_PROBLEM DESCRIPTION_: Your task is to transcribe the records exactly, skipping every image.
==== GIVEN ENTRIES ====
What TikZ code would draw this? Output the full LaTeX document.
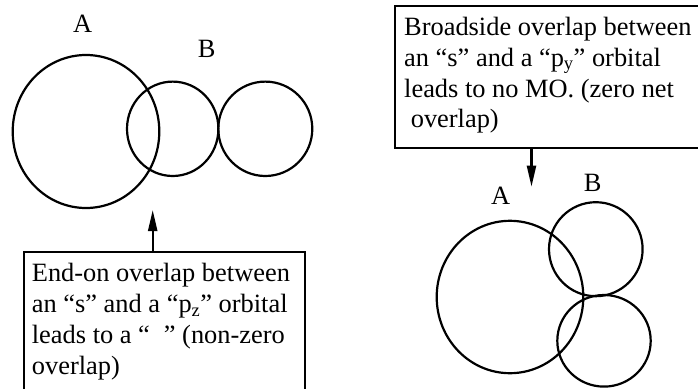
\documentclass[tikz,border=0pt]{standalone}
\usepackage{fontspec}
\setmainfont{Liberation Serif}
\usetikzlibrary{arrows.meta}
\begin{document}
\begin{tikzpicture}[x=1pt,y=-1pt,
  orb/.style={draw, line width=2.2pt},
  boxstyle/.style={draw, line width=2.2pt, rectangle, inner sep=0pt},
  txt/.style={inner sep=0pt, anchor=base west, font=\fontsize{26.4}{31}\selectfont},
  lbl/.style={inner sep=0pt, font=\fontsize{26.4}{31}\selectfont},
  arr/.style={line width=2.2pt, -{Triangle[length=21pt,width=9pt]}}]
\useasboundingbox (0,0) rectangle (698,388);
\clip (0,0) rectangle (698,388);
% left figure
\draw[orb] (86,131.5) ellipse [x radius=73.3, y radius=76.5];
\draw[orb] (172.7,128.8) ellipse [x radius=45.7, y radius=47.2];
\draw[orb] (265.3,128.8) ellipse [x radius=47, y radius=47.2];
\node[lbl] (lA) at (82.7,23.3) {A};
\node[lbl] (lB) at (206.7,49.3) {B};
\node[boxstyle, anchor=north west, minimum width=281.3pt, minimum height=170pt] (boxL) at (22.7,250.7) {};
\node[txt] (tL1) at (31.7,281.5) {End-on overlap between};
\node[txt] (tL2) at (31.7,312.5) {an “s” and a “p\textsubscript{z}” orbital};
\node[txt] (tL3) at (31.7,343.5) {leads to a “\hspace{14pt}” (non-zero};
\node[txt] (tL4) at (31.7,374.5) {overlap)};
\coordinate (tipL) at (152.7,210);
\draw[arr] (boxL.north -| tipL) -- (tipL);
% right figure
\node[boxstyle, anchor=north west, minimum width=330pt, minimum height=141.7pt] (boxR) at (394,5) {};
\node[txt] (tR1) at (404,35) {Broadside overlap between};
\node[txt] (tR2) at (404,66) {an “s” and a “p\textsubscript{y}” orbital};
\node[txt] (tR3) at (404,97) {leads to no MO. (zero net};
\node[txt] (tR4) at (404,127.7) {\ overlap)};
\coordinate (tipR) at (531.5,186.7);
\draw[arr] (boxR.south -| tipR) -- (tipR);
\node[lbl] (rA) at (500.7,196) {A};
\node[lbl] (rB) at (592.7,182.7) {B};
\draw[orb] (510,297) ellipse [x radius=73.3, y radius=76.2];
\draw[orb] (595.8,249.2) ellipse [x radius=46.8, y radius=47];
\draw[orb] (604,340.8) ellipse [x radius=46.7, y radius=45.8];
\end{tikzpicture}
\end{document}
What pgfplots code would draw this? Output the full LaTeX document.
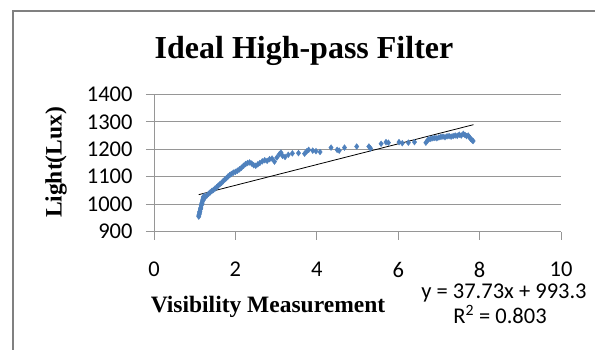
\documentclass[border=0pt]{standalone}
\usepackage{fontspec}
\usepackage{pgfplots}
\pgfplotsset{compat=1.18}
\setmainfont{Liberation Serif}
\newfontfamily\tickfamily{Carlito}
\definecolor{gridgray}{RGB}{150,150,150}
\definecolor{framegray}{RGB}{128,128,128}
\definecolor{ptblue}{RGB}{79,129,189}
\begin{document}
\begin{tikzpicture}[x=1pt,y=1pt]
\useasboundingbox (0,0) rectangle (595,350);
\fill[white] (0,0) rectangle (595,350);
\draw[framegray, line width=2.2pt] (12.8,-5) -- (12.8,338.8) -- (600,338.8);
\begin{axis}[
  at={(154pt,118.3pt)}, anchor=south west,
  scale only axis, width=407pt, height=137.4pt,
  xmin=0, xmax=10, ymin=900, ymax=1400,
  xtick={0,2,4,6,8,10}, ytick={900,1000,1100,1200,1300,1400},
  axis x line*=bottom, axis y line*=left,
  axis line style={draw=gridgray, line width=0.8pt, -},
  ymajorgrids, grid style={draw=gridgray, line width=0.8pt},
  tick style={draw=gridgray, line width=0.8pt},
  tick align=outside, major tick length=8pt,
  tick label style={font=\tickfamily\fontsize{22.5}{24}\selectfont},
  xticklabel style={yshift=-19pt},
  yticklabel style={xshift=-10pt},
  /pgf/number format/assume math mode=true,
  /pgf/number format/1000 sep={},
  clip=false,
]
\addplot[only marks, mark=diamond*, mark size=2.9pt, color=ptblue, mark options={draw=ptblue, fill=ptblue}] coordinates {
(1.10,955) (1.11,962) (1.12,968) (1.13,975) (1.14,982) (1.15,988) (1.16,995) (1.17,1000) (1.18,1006) (1.19,1012) (1.20,1018) (1.21,1023) (1.22,1028) (1.24,1030) (1.10,960) (1.12,972) (1.15,985) (1.18,1002) (1.21,1015)
(1.26,1026) (1.30,1032) (1.34,1038) (1.38,1043) (1.42,1048) (1.46,1052) (1.50,1057) (1.54,1062) (1.58,1068) (1.62,1073) (1.66,1078) (1.70,1084) (1.74,1090) (1.78,1095) (1.82,1101) (1.86,1106) (1.90,1110) (1.95,1115) (2.00,1118) (2.05,1122) (2.10,1127) (2.15,1133) (2.20,1140) (2.25,1146) (2.30,1150) (2.35,1152) (2.40,1148) (2.45,1142) (2.50,1140) (2.55,1145) (2.60,1150) (2.66,1156) (2.72,1160) (2.78,1158) (2.84,1164) (2.90,1166) (2.96,1155) (3.02,1170) (3.08,1182) (3.12,1188) (3.16,1176) (3.22,1172) (3.30,1180) (3.40,1185) (3.55,1186) (3.70,1184) (3.75,1192) (3.80,1198) (3.90,1195) (3.98,1193) (4.08,1190) (4.35,1206) (4.50,1198) (4.55,1195) (4.68,1206) (4.98,1210) (5.28,1210) (5.32,1203) (5.58,1220) (5.70,1226) (5.76,1224) (6.02,1226) (6.10,1222) (6.25,1224) (6.40,1226)
(6.68,1224) (6.72,1232) (6.75,1236) (6.80,1238) (6.85,1240) (6.90,1241) (6.95,1240) (7.00,1243) (7.05,1245) (7.10,1246) (7.15,1244) (7.20,1247) (7.25,1248) (7.30,1246) (7.35,1248) (7.40,1250) (7.45,1249) (7.50,1253) (7.55,1250) (7.60,1256) (7.64,1252) (7.68,1248) (7.72,1250) (7.75,1244) (7.78,1238) (7.82,1232) (7.84,1230)
};
\addplot[black, line width=0.8pt] coordinates {(1.1,1034.8) (7.85,1289.5)};
\end{axis}
\node[anchor=base, font=\bfseries\fontsize{32}{36}\selectfont] at (304,291.7) {Ideal High-pass Filter};
\node[rotate=90, font=\bfseries\fontsize{23.5}{26}\selectfont] at (56,187.5) {Light(Lux)};
\node[anchor=base, font=\bfseries\fontsize{23.5}{26}\selectfont] at (268,37.5) {Visibility Measurement};
\node[anchor=base, font=\tickfamily\fontsize{22.5}{24}\selectfont] at (504,51.7) {y = 37.73x + 993.3};
\node[anchor=base, font=\tickfamily\fontsize{22.5}{24}\selectfont] at (500,26.7) {R\textsuperscript{2} = 0.803};
\end{tikzpicture}
\end{document}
====
_FINAL RESULT_:
What TikZ code would draw this? Output the full LaTeX document.
\documentclass[tikz,border=0pt]{standalone}
\usepackage{fontspec}
\setmainfont{Liberation Serif}
\usetikzlibrary{arrows.meta}
\begin{document}
\begin{tikzpicture}[x=1pt,y=-1pt,
  orb/.style={draw, line width=2.2pt},
  boxstyle/.style={draw, line width=2.2pt, rectangle, inner sep=0pt},
  txt/.style={inner sep=0pt, anchor=base west, font=\fontsize{26.4}{31}\selectfont},
  lbl/.style={inner sep=0pt, font=\fontsize{26.4}{31}\selectfont},
  arr/.style={line width=2.2pt, -{Triangle[length=21pt,width=9pt]}}]
\useasboundingbox (0,0) rectangle (698,388);
\clip (0,0) rectangle (698,388);
% left figure
\draw[orb] (86,131.5) ellipse [x radius=73.3, y radius=76.5];
\draw[orb] (172.7,128.8) ellipse [x radius=45.7, y radius=47.2];
\draw[orb] (265.3,128.8) ellipse [x radius=47, y radius=47.2];
\node[lbl] (lA) at (82.7,23.3) {A};
\node[lbl] (lB) at (206.7,49.3) {B};
\node[boxstyle, anchor=north west, minimum width=281.3pt, minimum height=170pt] (boxL) at (22.7,250.7) {};
\node[txt] (tL1) at (31.7,281.5) {End-on overlap between};
\node[txt] (tL2) at (31.7,312.5) {an “s” and a “p\textsubscript{z}” orbital};
\node[txt] (tL3) at (31.7,343.5) {leads to a “\hspace{14pt}” (non-zero};
\node[txt] (tL4) at (31.7,374.5) {overlap)};
\coordinate (tipL) at (152.7,210);
\draw[arr] (boxL.north -| tipL) -- (tipL);
% right figure
\node[boxstyle, anchor=north west, minimum width=330pt, minimum height=141.7pt] (boxR) at (394,5) {};
\node[txt] (tR1) at (404,35) {Broadside overlap between};
\node[txt] (tR2) at (404,66) {an “s” and a “p\textsubscript{y}” orbital};
\node[txt] (tR3) at (404,97) {leads to no MO. (zero net};
\node[txt] (tR4) at (404,127.7) {\ overlap)};
\coordinate (tipR) at (531.5,186.7);
\draw[arr] (boxR.south -| tipR) -- (tipR);
\node[lbl] (rA) at (500.7,196) {A};
\node[lbl] (rB) at (592.7,182.7) {B};
\draw[orb] (510,297) ellipse [x radius=73.3, y radius=76.2];
\draw[orb] (595.8,249.2) ellipse [x radius=46.8, y radius=47];
\draw[orb] (604,340.8) ellipse [x radius=46.7, y radius=45.8];
\end{tikzpicture}
\end{document}
What pgfplots code would draw this? Output the full LaTeX document.
\documentclass[border=0pt]{standalone}
\usepackage{fontspec}
\usepackage{pgfplots}
\pgfplotsset{compat=1.18}
\setmainfont{Liberation Serif}
\newfontfamily\tickfamily{Carlito}
\definecolor{gridgray}{RGB}{150,150,150}
\definecolor{framegray}{RGB}{128,128,128}
\definecolor{ptblue}{RGB}{79,129,189}
\begin{document}
\begin{tikzpicture}[x=1pt,y=1pt]
\useasboundingbox (0,0) rectangle (595,350);
\fill[white] (0,0) rectangle (595,350);
\draw[framegray, line width=2.2pt] (12.8,-5) -- (12.8,338.8) -- (600,338.8);
\begin{axis}[
  at={(154pt,118.3pt)}, anchor=south west,
  scale only axis, width=407pt, height=137.4pt,
  xmin=0, xmax=10, ymin=900, ymax=1400,
  xtick={0,2,4,6,8,10}, ytick={900,1000,1100,1200,1300,1400},
  axis x line*=bottom, axis y line*=left,
  axis line style={draw=gridgray, line width=0.8pt, -},
  ymajorgrids, grid style={draw=gridgray, line width=0.8pt},
  tick style={draw=gridgray, line width=0.8pt},
  tick align=outside, major tick length=8pt,
  tick label style={font=\tickfamily\fontsize{22.5}{24}\selectfont},
  xticklabel style={yshift=-19pt},
  yticklabel style={xshift=-10pt},
  /pgf/number format/assume math mode=true,
  /pgf/number format/1000 sep={},
  clip=false,
]
\addplot[only marks, mark=diamond*, mark size=2.9pt, color=ptblue, mark options={draw=ptblue, fill=ptblue}] coordinates {
(1.10,955) (1.11,962) (1.12,968) (1.13,975) (1.14,982) (1.15,988) (1.16,995) (1.17,1000) (1.18,1006) (1.19,1012) (1.20,1018) (1.21,1023) (1.22,1028) (1.24,1030) (1.10,960) (1.12,972) (1.15,985) (1.18,1002) (1.21,1015)
(1.26,1026) (1.30,1032) (1.34,1038) (1.38,1043) (1.42,1048) (1.46,1052) (1.50,1057) (1.54,1062) (1.58,1068) (1.62,1073) (1.66,1078) (1.70,1084) (1.74,1090) (1.78,1095) (1.82,1101) (1.86,1106) (1.90,1110) (1.95,1115) (2.00,1118) (2.05,1122) (2.10,1127) (2.15,1133) (2.20,1140) (2.25,1146) (2.30,1150) (2.35,1152) (2.40,1148) (2.45,1142) (2.50,1140) (2.55,1145) (2.60,1150) (2.66,1156) (2.72,1160) (2.78,1158) (2.84,1164) (2.90,1166) (2.96,1155) (3.02,1170) (3.08,1182) (3.12,1188) (3.16,1176) (3.22,1172) (3.30,1180) (3.40,1185) (3.55,1186) (3.70,1184) (3.75,1192) (3.80,1198) (3.90,1195) (3.98,1193) (4.08,1190) (4.35,1206) (4.50,1198) (4.55,1195) (4.68,1206) (4.98,1210) (5.28,1210) (5.32,1203) (5.58,1220) (5.70,1226) (5.76,1224) (6.02,1226) (6.10,1222) (6.25,1224) (6.40,1226)
(6.68,1224) (6.72,1232) (6.75,1236) (6.80,1238) (6.85,1240) (6.90,1241) (6.95,1240) (7.00,1243) (7.05,1245) (7.10,1246) (7.15,1244) (7.20,1247) (7.25,1248) (7.30,1246) (7.35,1248) (7.40,1250) (7.45,1249) (7.50,1253) (7.55,1250) (7.60,1256) (7.64,1252) (7.68,1248) (7.72,1250) (7.75,1244) (7.78,1238) (7.82,1232) (7.84,1230)
};
\addplot[black, line width=0.8pt] coordinates {(1.1,1034.8) (7.85,1289.5)};
\end{axis}
\node[anchor=base, font=\bfseries\fontsize{32}{36}\selectfont] at (304,291.7) {Ideal High-pass Filter};
\node[rotate=90, font=\bfseries\fontsize{23.5}{26}\selectfont] at (56,187.5) {Light(Lux)};
\node[anchor=base, font=\bfseries\fontsize{23.5}{26}\selectfont] at (268,37.5) {Visibility Measurement};
\node[anchor=base, font=\tickfamily\fontsize{22.5}{24}\selectfont] at (504,51.7) {y = 37.73x + 993.3};
\node[anchor=base, font=\tickfamily\fontsize{22.5}{24}\selectfont] at (500,26.7) {R\textsuperscript{2} = 0.803};
\end{tikzpicture}
\end{document}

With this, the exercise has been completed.